Vorvertragliche Anzeigepflichtverletzung nach der VVG-Reform

1. Rechtslage vor der Reform
Vor Inkrafttreten der VVG-Reform zum 01.01.2008 war der Versicherungsnehmer nach § 16 Abs. 1 VVG a.F. verpflichtet, bei Schließung des Vertrages alle ihm bekannten Umstände, die für die Übernahme des Gefahr erheblich sind, anzuzeigen. Diese zu Lasten des Versicherungsnehmers bestehende Anzeigeobliegenheit war umfassend und von den Fragen des Versicherers unabhängig. Der Versicherungsnehmer musste bei Antragstellung selbst sachgerecht einschätzen, welche Umstände sich für den Versicherer als gefahrerheblich darstellen. Der von dem Versicherer gestellte schriftliche Fragenkatalog auf dem Antragsformular war also nie abschließend. Auch in zeitlicher Hinsicht galt die vorvertragliche Anzeigeobliegenheit bis zum Vertragsschluss. Der Versicherungsnehmer war im Zweifel daher dazu verpflichtet, nach Antragstellung eingetretene Gefahrumstände dem Versicherer nachzumelden. Rechtsfolge bei schon leicht fahrlässiger Anzeigepflichtverletzung war ein Rücktrittsrecht des Versicherers.

2. Rechtslage nach der Reform
Auch nach der VVG-Reform bleibt der Versicherungsnehmer nach § 19 Abs. 1 VVG n.F. zur vorvertraglichen Anzeige von gefahrerheblichen Umständen verpflichtet. Neu und für den Versicherungsnehmer von entscheidendem Vorteil ist aber, dass er von dem schwer zu beurteilenden Risiko, ob ein bestimmter Umstand gefahrerheblich ist oder nicht, entlastet ist. Die Anzeigepflicht erstreckt sich nur noch auf Gefahrumstände, nach denen der Versicherer in Textform gefragt hat. Hierdurch wir die Versicherungspraxis vor erhebliche Probleme gestellt, da der Versicherungsnehmer nach bisher gängiger Praxis bei der Antragstellung die Fragen nicht selbst durchliest. Dies übernimmt in den meisten Fällen der Versicherungsvermittler, der dann auch die Antworten auf den Antrag einfügt und diese unter Umständen sogar gleich in die EDV einarbeitet. Diese Vorgehensweise entspricht aber nicht der ausdrücklichen Vorgabe des Gesetzes.
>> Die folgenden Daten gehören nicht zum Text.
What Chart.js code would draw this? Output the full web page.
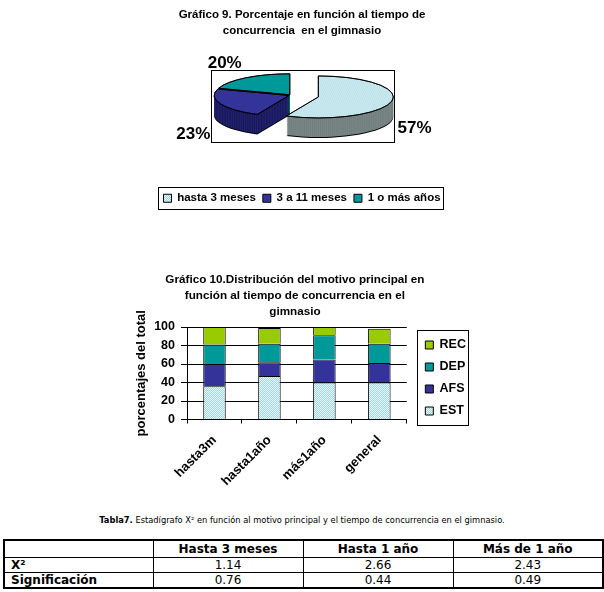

Bleibt es bei dieser bisher von den Versicherungsvermittlern gängigen Praxis können sich die Versicherer zukünftig nicht auf eine vorvertragliche Anzeigepflichtverletzung berufen. Der Versicherer kann dann folglich nicht vom Vertrag zurücktreten. Ihm bleibt allein die Möglichkeit, den Vertrag wegen arglistiger Täuschung anzufechten. Hierzu ist der Versicherer aber beweisbelastet.

Erleichternd kommt für den Versicherungsnehmer auch hinzu, dass er zur Anzeigepflicht nur noch bis zur Angabe der Vertragserklärung verpflichtet ist. Auf den Zeitpunkt der Vertragsschlusses kommt es also nicht mehr an. Damit ist auch die Nachmeldepflicht des Versicherungsnehmers als Obliegenheit entfallen. Nur wenn der Versicherer nochmals in Testform nachfragt bleibt es bei der Nachmeldepflicht.

Hat der Versicherungsnehmer eine Anzeigepflichtverletzung begangen kann der Versicherer selbst bei unverschuldeter Pflichtverletzung des Versicherungsnehmers den Vertrag innerhalb eines Monats ab Kenntnis der Anzeigepflichtverletzung kündigen. Ein Rücktrittsrecht des Versicherers besteht dagegen nur dann, wenn der Versicherungsnehmer zumindest grob fahrlässig eine Anzeigepflichtverletzung begangen hat. Diesen Einwand hat der Versicherungsnehmer zu widerlegen.

Von Vorteil für den Versicherungsnehmer im Falle des ausgeübten Rücktritts ist schließlich auch, dass dem Versicherer die Prämie nicht mehr bis zum Ende der Versicherungsperiode sondern nur noch bis zum Wirksamwerden der Rücktrittserklärung zusteht. Das gilt auch im Fall der Anfechtung wegen arglistiger Täuschung.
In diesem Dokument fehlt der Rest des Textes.